MongoDB ReplicaSet - PRIMARY role falls to SECONDARY when only PRIMARY is left

Asked 15/11, 2013 at 12:25 Answered 24/11, 2013 at 20:41

Solved mongodb configuration master-slave replicaset

I am investigating using MongoDB ReplicaSet for high availability.

But just discovered that in ReplicaSet with 3 nodes, if PRIMARY mongod is the only one left (that is 2 other mongod instances died or were shut down), then after several seconds it switches role to SECONDARY and accepts writes no more. That makes Replica Set worth less than single instance.

I know & understand about PRIMARY election, but the PRIMARY role is fixed to a server (by using priority set to ,say, 10) and (for example due to network problems) other servers become inaccessible, why the main server just gives up?!

Tested with 2.4.8 on Windows (mongodb-win32-x86_64-2008plus-2.4.8) and Linux (CentOS) and 2.0.x on Linux

BOUNTY STARTED:

If the replica set gives up when PRIMARY feels alone, what are alternative to ensure 100% availability? Or maybe there is special configuration needed for the case. The current implementation makes ReplicaSet fragile in case of network problems.

UPDATED:

Alas, I have not said before the scenario when #3 goes down (PRIMARY & SECONDARY are left) and then after a while SECONDARY goes down. Then PRIMARY really just "gives up", because it is already known that #3 is unavailable for some time. This was actually tested in my test environment.

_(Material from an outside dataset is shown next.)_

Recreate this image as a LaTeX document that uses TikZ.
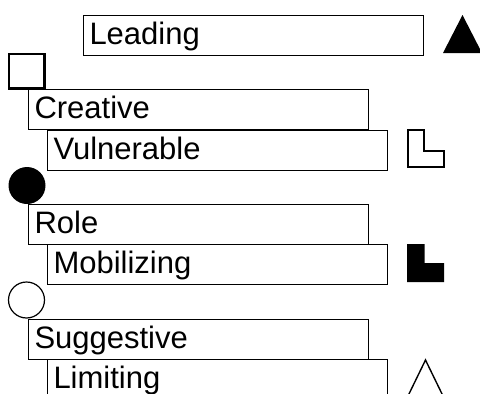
\documentclass[tikz,border=0pt]{standalone}
\usepackage{fontspec}
\setmainfont{Liberation Sans}
\begin{document}
\begin{tikzpicture}[x=1pt,y=-1pt,
  lbl/.style={draw=black, line width=1pt, rectangle, anchor=north west,
    text width=328pt, align=left, inner xsep=6pt, inner ysep=0pt,
    text height=29pt, text depth=11pt, font=\fontsize{31}{37}\selectfont}]
\useasboundingbox (0,0) rectangle (480,394);
\clip (0,0) rectangle (480,394);
% text boxes
\node[lbl] (leading) at (83,15) {Leading};
\node[lbl] (creative) at (28,89) {Creative};
\node[lbl] (vulnerable) at (47,129.5) {Vulnerable};
\node[lbl] (role) at (28,204) {Role};
\node[lbl] (mobilizing) at (47,243.5) {Mobilizing};
\node[lbl] (suggestive) at (28,318.5) {Suggestive};
\node[lbl] (limiting) at (47,359) {Limiting};
% symbols
\fill[black] (443,53) -- (462.5,15) -- (482,53) -- cycle;
\draw[line width=2.2pt] (9,54) rectangle (44.5,88.5);
\draw[line width=2pt] (408,130) -- (423.5,130) -- (423.5,150.5) -- (443.5,150.5) -- (443.5,166.5) -- (408,166.5) -- cycle;
\fill[black] (27,185.5) circle (18.5);
\fill[black] (407,244) -- (424.5,244) -- (424.5,263) -- (444,263) -- (444,282) -- (407,282) -- cycle;
\draw[line width=1.2pt] (26.5,300) circle (18);
\draw[line width=1.4pt] (407.5,397) -- (425.5,360) -- (443.5,397) -- cycle;
\end{tikzpicture}
\end{document}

var rsconfig = {"_id":"rs4","members":[{"_id":0,"host":"localhost:27041","priority":10},{"_id":1,"host":"localhost:27042"},{"_id":2,"host":"localhost:27043","arbiterOnly":true}]}
printjson(rsconfig)
rs.initiate(rsconfig)

We initially thought to put SECONDARY and #3 (that is ARBITER) on the same server, but because of question in title, we cannot use such configuration.

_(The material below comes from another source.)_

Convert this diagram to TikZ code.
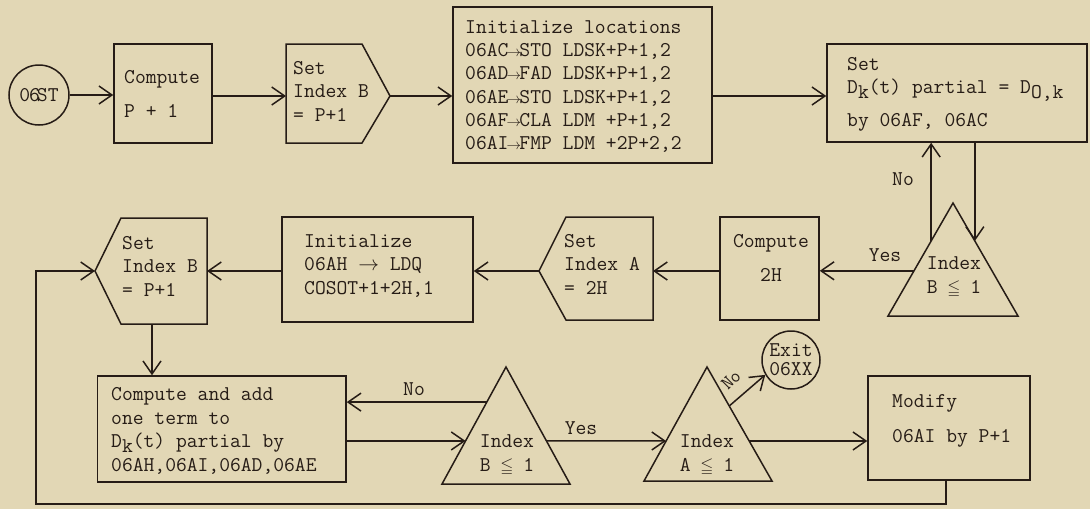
\documentclass[tikz,border=0pt]{standalone}
\usepackage{amssymb}
\usepackage{graphicx}
\usetikzlibrary{arrows.meta,calc}
\definecolor{paper}{RGB}{226,215,181}
\definecolor{ink}{RGB}{38,28,22}
\newcommand\tx{\fontsize{21}{23.5}\selectfont\ttfamily}
\newcommand\sar{\makebox[0.525em]{\scalebox{0.7}{$\rightarrow$}}}
\newcommand\lo[1]{\raisebox{-0.5ex}{#1}}
\newcommand\leqb{\makebox[0.525em]{\scalebox{0.8}{$\leqq$}}}
\begin{document}
\begin{tikzpicture}[x=1pt,y=-1pt,
  ln/.style={draw=ink, line width=1.5pt, line join=miter},
  arr/.style={ln, -{Straight Barb[length=13pt,width=18pt,line width=1.5pt]}},
  box/.style={ln, rectangle, inner sep=0pt},
  txt/.style={inner sep=0pt, font=\tx, text=ink, align=left, anchor=west},
  ctxt/.style={inner sep=0pt, font=\tx, text=ink, align=center},
  lbl/.style={inner sep=0pt, font=\tx, text=ink}]
\fill[paper] (0,0) rectangle (1090,509);
\useasboundingbox (0,0) rectangle (1090,509);

% ---------- top row ----------
\node[ln, circle, minimum size=60pt, inner sep=0pt, font=\tx, text=ink] (st) at (39,95) {0\kern-1pt6\kern-3pt ST};

\node[box, minimum width=98pt, minimum height=99pt] (p1) at (163,93.5) {};
\node[txt] (p1t) at (124,94) {Compute\\[10.5pt]P + 1};

\coordinate (sb1w) at (286,96);
\coordinate (sb1p) at (390,96);
\draw[ln] (286,44) -- (362,44) -- (sb1p) -- (362,143) -- (286,143) -- cycle;
\node[txt] (sb1t) at (293,91) {Set\\Index B\\= P+1};

\node[box, minimum width=259pt, minimum height=156pt] (ini) at (582.5,85) {};
\node[txt, font=\fontsize{21}{23.2}\selectfont\ttfamily] (init) at (465,86.5) {Initialize locations\\
06AC\sar STO LDSK+P+1,2\\
06AD\sar FAD LDSK+P+1,2\\
06AE\sar STO LDSK+P+1,2\\
06AF\sar CLA LDM +P+1,2\\
06AI\sar FMP LDM +2P+2,2};

\node[box, minimum width=260pt, minimum height=98pt] (set) at (957,93) {};
\node[txt] (sett) at (847,94) {Set\\D\lo{k}(t) partial = D\lo{O,k}\\[9pt]by 06AF, 06AC};

\draw[arr] (st) -- (p1.west |- st);
\draw[arr] (p1.east |- sb1w) -- (sb1w);
\draw[arr] (sb1p) -- (ini.west |- sb1p);
\draw[arr] (ini.east |- sb1p) -- (set.west |- sb1p);

% ---------- right decision ----------
\coordinate (t1a) at (953,203);
\coordinate (t1l) at (888,316);
\coordinate (t1r) at (1018,316);
\draw[ln] (t1a) -- (t1l) -- (t1r) -- cycle;
\node[ctxt] (t1t) at (954,277) {Index\\B \leqb{} 1};
\coordinate (t1nl) at ($(t1a)!0.336!(t1l)$);
\coordinate (t1nr) at ($(t1a)!0.336!(t1r)$);
\coordinate (t1y) at ($(t1a)!0.6!(t1l)$);
\draw[arr] (t1nl) -- (t1nl |- set.south);
\draw[arr] (set.south -| t1nr) -- (t1nr);
\node[lbl] (no1) at (903,179) {No};

% ---------- middle row ----------
\node[box, minimum width=99pt, minimum height=103pt] (c2) at (769.5,268.5) {};
\node[ctxt] (c2t) at (771,258) {Compute\\[11pt]2H};
\draw[arr] (t1y) -- (c2.east |- t1y);
\node[lbl] (yes1) at (885,255) {Yes};

\coordinate (sap) at (539,271);
\coordinate (sae) at (653,271);
\draw[ln] (sap) -- (566,217) -- (653,217) -- (653,320) -- (566,320) -- cycle;
\node[txt] (sat) at (564,264) {Set\\Index A\\= 2H};
\draw[arr] (c2.west |- sae) -- (sae);

\node[box, minimum width=191pt, minimum height=105pt] (ini2) at (377.5,269.5) {};
\node[txt] (ini2t) at (304,266) {Initialize\\06AH $\rightarrow$ LDQ\\COSOT+1+2H,1};
\draw[arr] (sap) -- (sap -| ini2.east);

\coordinate (sb2p) at (95,271);
\coordinate (sb2e) at (207,271);
\coordinate (sb2b) at (152,324);
\draw[ln] (sb2p) -- (121,218) -- (207,218) -- (207,324) -- (121,324) -- cycle;
\node[txt] (sb2t) at (122,266) {Set\\Index B\\= P+1};
\draw[arr] (ini2.west |- sb2e) -- (sb2e);

% ---------- bottom row ----------
\node[box, minimum width=248.5pt, minimum height=106pt] (cadd) at (221.75,429) {};
\node[txt] (caddt) at (111,431) {Compute and add\\one term to\\D\lo{k}(t) partial by\\06AH,06AI,06AD,06AE};
\draw[arr] (sb2b) -- (sb2b |- cadd.north);

\coordinate (t2a) at (506,367);
\coordinate (t2l) at (442,484);
\coordinate (t2r) at (570,484);
\draw[ln] (t2a) -- (t2l) -- (t2r) -- cycle;
\node[ctxt] (t2t) at (507,455) {Index\\B \leqb{} 1};
\coordinate (t2n) at ($(t2a)!0.3!(t2l)$);
\coordinate (t2i) at ($(t2a)!0.632!(t2l)$);
\coordinate (t2o) at ($(t2a)!0.632!(t2r)$);
\draw[arr] (t2n) -- (t2n -| cadd.east);
\node[lbl] (no2) at (414,389) {No};
\draw[arr] (cadd.east |- t2i) -- (t2i);

\coordinate (t3a) at (707,367);
\coordinate (t3l) at (644,481);
\coordinate (t3r) at (772,481);
\draw[ln] (t3a) -- (t3l) -- (t3r) -- cycle;
\node[ctxt] (t3t) at (707,455) {Index\\A \leqb{} 1};
\coordinate (t3i) at ($(t3a)!0.649!(t3l)$);
\coordinate (t3o) at ($(t3a)!0.649!(t3r)$);
\coordinate (t3n) at ($(t3a)!0.342!(t3r)$);
\draw[arr] (t2o) -- (t3i);
\node[lbl] (yes2) at (581,428) {Yes};

\node[ln, circle, minimum size=58pt, inner sep=0pt, font=\fontsize{21}{19}\selectfont\ttfamily, text=ink, align=center] (ex) at (791,360) {Exit\\06XX};
\draw[arr] (t3n) -- (ex.210);
\node[lbl, rotate=45, font=\fontsize{19}{20}\selectfont\ttfamily] (no3) at (731,380) {No};

\node[box, minimum width=162pt, minimum height=104pt] (mod) at (949,428) {};
\node[txt] (modt) at (892,421) {Modify\\[12pt]06AI by P+1};
\draw[arr] (t3o) -- (t3o -| mod.west);

\coordinate (lp1) at (946,504);
\coordinate (lp2) at (36,504);
\coordinate (lp3) at (36,271);
\draw[arr] (mod.south -| lp1) -- (lp1) -- (lp2) -- (lp3) -- (sb2p);
\end{tikzpicture}
\end{document}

Thanks to Alan Spencer for first explaining the logic that MongoDB takes.

Amadis answered 15/11, 2013 at 12:25 Comment(3)

The bigger problem would be if in search of 100% availability you end up accepting writes on both sides of the partition - no matter what the system, something will have to resolve those conflicting writes. Just because you accept writes 100% of the time doesn't mean they will be in the system after network partition heals. I highly recommend "call me maybe" series for understanding of why this is hard: aphyr.com/posts/… – Gaynor 24/11, 2013 at 19:25

By the way, I think you misunderstood "priority" feature - it does not fix a role to a node, it simply influences elections when all else is equal. – Gaynor 24/11, 2013 at 19:29

I did understand. Maybe word "fix" is not the best, but while node with highest priority is up, it is PRIMARY – Amadis 26/11, 2013 at 3:21

This is expected, since the majority of the members are down MongoDB does not assume the last remaining member is consistent.

When you have a majority of the members down there are a couple of options: http://docs.mongodb.org/manual/tutorial/reconfigure-replica-set-with-unavailable-members/

Autopilot answered 15/11, 2013 at 12:29 Comment(14)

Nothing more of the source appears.